◆ WHAT TO PRODUCE
Without the pictures, repeat the listing character for character.

◆ DATA BLOCK
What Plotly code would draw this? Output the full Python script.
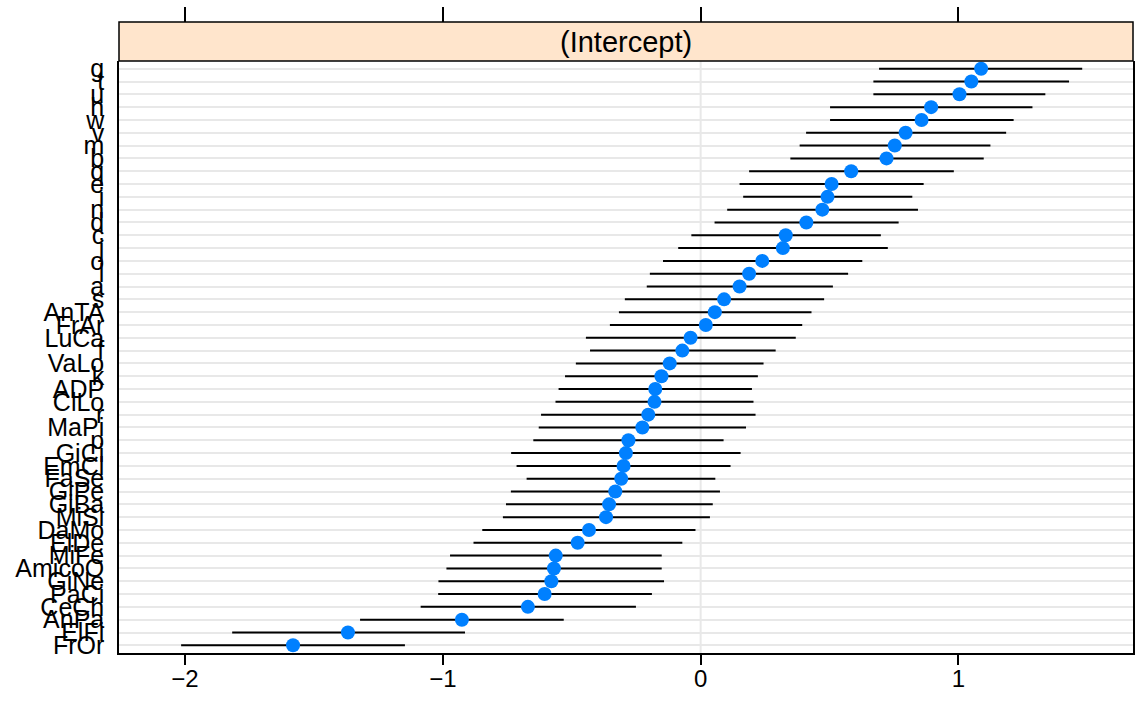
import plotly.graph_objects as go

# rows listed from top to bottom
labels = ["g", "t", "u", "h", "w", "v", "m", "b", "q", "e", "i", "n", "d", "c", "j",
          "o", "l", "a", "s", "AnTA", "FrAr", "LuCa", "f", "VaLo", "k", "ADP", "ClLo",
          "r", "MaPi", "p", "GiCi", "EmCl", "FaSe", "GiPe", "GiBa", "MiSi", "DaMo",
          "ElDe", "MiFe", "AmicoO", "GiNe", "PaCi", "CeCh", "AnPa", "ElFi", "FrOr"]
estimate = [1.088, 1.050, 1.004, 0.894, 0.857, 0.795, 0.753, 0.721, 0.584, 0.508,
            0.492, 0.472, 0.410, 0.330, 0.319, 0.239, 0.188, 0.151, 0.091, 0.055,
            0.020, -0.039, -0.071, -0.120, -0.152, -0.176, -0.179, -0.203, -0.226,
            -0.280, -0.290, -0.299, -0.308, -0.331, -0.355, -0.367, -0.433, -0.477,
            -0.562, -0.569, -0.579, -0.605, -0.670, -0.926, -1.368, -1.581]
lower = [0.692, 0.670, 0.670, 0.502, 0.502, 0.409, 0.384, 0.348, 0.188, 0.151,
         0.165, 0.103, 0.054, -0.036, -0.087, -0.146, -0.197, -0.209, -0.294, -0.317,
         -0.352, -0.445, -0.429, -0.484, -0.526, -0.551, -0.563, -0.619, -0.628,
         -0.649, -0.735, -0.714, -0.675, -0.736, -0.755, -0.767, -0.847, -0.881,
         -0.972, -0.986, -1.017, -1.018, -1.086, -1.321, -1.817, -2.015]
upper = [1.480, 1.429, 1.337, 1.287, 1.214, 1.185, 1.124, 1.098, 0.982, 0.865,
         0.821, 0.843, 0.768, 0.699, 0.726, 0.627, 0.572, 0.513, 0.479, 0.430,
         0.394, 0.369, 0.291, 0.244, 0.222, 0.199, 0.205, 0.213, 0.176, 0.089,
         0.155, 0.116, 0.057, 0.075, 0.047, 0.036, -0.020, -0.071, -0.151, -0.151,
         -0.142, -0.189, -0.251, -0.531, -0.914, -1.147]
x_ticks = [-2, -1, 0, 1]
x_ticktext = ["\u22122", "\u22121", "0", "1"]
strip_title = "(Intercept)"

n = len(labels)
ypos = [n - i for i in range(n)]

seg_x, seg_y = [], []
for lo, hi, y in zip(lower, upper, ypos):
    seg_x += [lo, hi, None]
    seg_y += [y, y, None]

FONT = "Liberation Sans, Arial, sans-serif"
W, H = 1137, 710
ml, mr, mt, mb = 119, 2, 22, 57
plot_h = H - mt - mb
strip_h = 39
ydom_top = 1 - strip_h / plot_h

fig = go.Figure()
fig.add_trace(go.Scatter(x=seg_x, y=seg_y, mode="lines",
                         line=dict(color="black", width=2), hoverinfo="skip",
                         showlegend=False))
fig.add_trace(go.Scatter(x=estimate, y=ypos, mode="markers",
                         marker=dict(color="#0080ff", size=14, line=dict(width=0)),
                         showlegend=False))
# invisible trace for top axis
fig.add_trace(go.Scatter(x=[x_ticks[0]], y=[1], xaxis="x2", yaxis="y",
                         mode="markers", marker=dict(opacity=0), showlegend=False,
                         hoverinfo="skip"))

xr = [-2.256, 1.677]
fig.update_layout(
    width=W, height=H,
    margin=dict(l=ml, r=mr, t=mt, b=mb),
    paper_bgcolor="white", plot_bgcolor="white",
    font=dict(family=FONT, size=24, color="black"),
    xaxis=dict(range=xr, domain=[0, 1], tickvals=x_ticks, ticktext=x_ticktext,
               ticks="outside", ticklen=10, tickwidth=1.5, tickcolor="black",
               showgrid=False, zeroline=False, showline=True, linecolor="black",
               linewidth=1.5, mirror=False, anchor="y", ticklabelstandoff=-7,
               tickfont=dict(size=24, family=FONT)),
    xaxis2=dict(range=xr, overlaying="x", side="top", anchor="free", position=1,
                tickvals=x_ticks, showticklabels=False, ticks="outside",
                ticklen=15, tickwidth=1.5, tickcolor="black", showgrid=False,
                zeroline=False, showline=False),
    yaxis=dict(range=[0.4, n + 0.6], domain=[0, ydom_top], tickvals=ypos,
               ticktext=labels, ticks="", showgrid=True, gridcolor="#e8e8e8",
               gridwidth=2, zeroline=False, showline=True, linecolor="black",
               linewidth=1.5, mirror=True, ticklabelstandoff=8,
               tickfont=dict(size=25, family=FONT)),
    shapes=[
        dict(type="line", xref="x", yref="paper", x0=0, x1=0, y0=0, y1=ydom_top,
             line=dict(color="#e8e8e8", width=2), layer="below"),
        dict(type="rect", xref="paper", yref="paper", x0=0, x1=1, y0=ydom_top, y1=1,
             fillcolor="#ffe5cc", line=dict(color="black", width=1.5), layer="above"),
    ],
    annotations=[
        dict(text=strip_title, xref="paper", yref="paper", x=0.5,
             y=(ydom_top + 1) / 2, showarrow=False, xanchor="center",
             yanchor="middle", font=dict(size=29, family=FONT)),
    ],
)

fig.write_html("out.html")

◆ SOLUTION TO THIS TASK
What Plotly code would draw this? Output the full Python script.
import plotly.graph_objects as go

# rows listed from top to bottom
labels = ["g", "t", "u", "h", "w", "v", "m", "b", "q", "e", "i", "n", "d", "c", "j",
          "o", "l", "a", "s", "AnTA", "FrAr", "LuCa", "f", "VaLo", "k", "ADP", "ClLo",
          "r", "MaPi", "p", "GiCi", "EmCl", "FaSe", "GiPe", "GiBa", "MiSi", "DaMo",
          "ElDe", "MiFe", "AmicoO", "GiNe", "PaCi", "CeCh", "AnPa", "ElFi", "FrOr"]
estimate = [1.088, 1.050, 1.004, 0.894, 0.857, 0.795, 0.753, 0.721, 0.584, 0.508,
            0.492, 0.472, 0.410, 0.330, 0.319, 0.239, 0.188, 0.151, 0.091, 0.055,
            0.020, -0.039, -0.071, -0.120, -0.152, -0.176, -0.179, -0.203, -0.226,
            -0.280, -0.290, -0.299, -0.308, -0.331, -0.355, -0.367, -0.433, -0.477,
            -0.562, -0.569, -0.579, -0.605, -0.670, -0.926, -1.368, -1.581]
lower = [0.692, 0.670, 0.670, 0.502, 0.502, 0.409, 0.384, 0.348, 0.188, 0.151,
         0.165, 0.103, 0.054, -0.036, -0.087, -0.146, -0.197, -0.209, -0.294, -0.317,
         -0.352, -0.445, -0.429, -0.484, -0.526, -0.551, -0.563, -0.619, -0.628,
         -0.649, -0.735, -0.714, -0.675, -0.736, -0.755, -0.767, -0.847, -0.881,
         -0.972, -0.986, -1.017, -1.018, -1.086, -1.321, -1.817, -2.015]
upper = [1.480, 1.429, 1.337, 1.287, 1.214, 1.185, 1.124, 1.098, 0.982, 0.865,
         0.821, 0.843, 0.768, 0.699, 0.726, 0.627, 0.572, 0.513, 0.479, 0.430,
         0.394, 0.369, 0.291, 0.244, 0.222, 0.199, 0.205, 0.213, 0.176, 0.089,
         0.155, 0.116, 0.057, 0.075, 0.047, 0.036, -0.020, -0.071, -0.151, -0.151,
         -0.142, -0.189, -0.251, -0.531, -0.914, -1.147]
x_ticks = [-2, -1, 0, 1]
x_ticktext = ["\u22122", "\u22121", "0", "1"]
strip_title = "(Intercept)"

n = len(labels)
ypos = [n - i for i in range(n)]

seg_x, seg_y = [], []
for lo, hi, y in zip(lower, upper, ypos):
    seg_x += [lo, hi, None]
    seg_y += [y, y, None]

FONT = "Liberation Sans, Arial, sans-serif"
W, H = 1137, 710
ml, mr, mt, mb = 119, 2, 22, 57
plot_h = H - mt - mb
strip_h = 39
ydom_top = 1 - strip_h / plot_h

fig = go.Figure()
fig.add_trace(go.Scatter(x=seg_x, y=seg_y, mode="lines",
                         line=dict(color="black", width=2), hoverinfo="skip",
                         showlegend=False))
fig.add_trace(go.Scatter(x=estimate, y=ypos, mode="markers",
                         marker=dict(color="#0080ff", size=14, line=dict(width=0)),
                         showlegend=False))
# invisible trace for top axis
fig.add_trace(go.Scatter(x=[x_ticks[0]], y=[1], xaxis="x2", yaxis="y",
                         mode="markers", marker=dict(opacity=0), showlegend=False,
                         hoverinfo="skip"))

xr = [-2.256, 1.677]
fig.update_layout(
    width=W, height=H,
    margin=dict(l=ml, r=mr, t=mt, b=mb),
    paper_bgcolor="white", plot_bgcolor="white",
    font=dict(family=FONT, size=24, color="black"),
    xaxis=dict(range=xr, domain=[0, 1], tickvals=x_ticks, ticktext=x_ticktext,
               ticks="outside", ticklen=10, tickwidth=1.5, tickcolor="black",
               showgrid=False, zeroline=False, showline=True, linecolor="black",
               linewidth=1.5, mirror=False, anchor="y", ticklabelstandoff=-7,
               tickfont=dict(size=24, family=FONT)),
    xaxis2=dict(range=xr, overlaying="x", side="top", anchor="free", position=1,
                tickvals=x_ticks, showticklabels=False, ticks="outside",
                ticklen=15, tickwidth=1.5, tickcolor="black", showgrid=False,
                zeroline=False, showline=False),
    yaxis=dict(range=[0.4, n + 0.6], domain=[0, ydom_top], tickvals=ypos,
               ticktext=labels, ticks="", showgrid=True, gridcolor="#e8e8e8",
               gridwidth=2, zeroline=False, showline=True, linecolor="black",
               linewidth=1.5, mirror=True, ticklabelstandoff=8,
               tickfont=dict(size=25, family=FONT)),
    shapes=[
        dict(type="line", xref="x", yref="paper", x0=0, x1=0, y0=0, y1=ydom_top,
             line=dict(color="#e8e8e8", width=2), layer="below"),
        dict(type="rect", xref="paper", yref="paper", x0=0, x1=1, y0=ydom_top, y1=1,
             fillcolor="#ffe5cc", line=dict(color="black", width=1.5), layer="above"),
    ],
    annotations=[
        dict(text=strip_title, xref="paper", yref="paper", x=0.5,
             y=(ydom_top + 1) / 2, showarrow=False, xanchor="center",
             yanchor="middle", font=dict(size=29, family=FONT)),
    ],
)

fig.write_html("out.html")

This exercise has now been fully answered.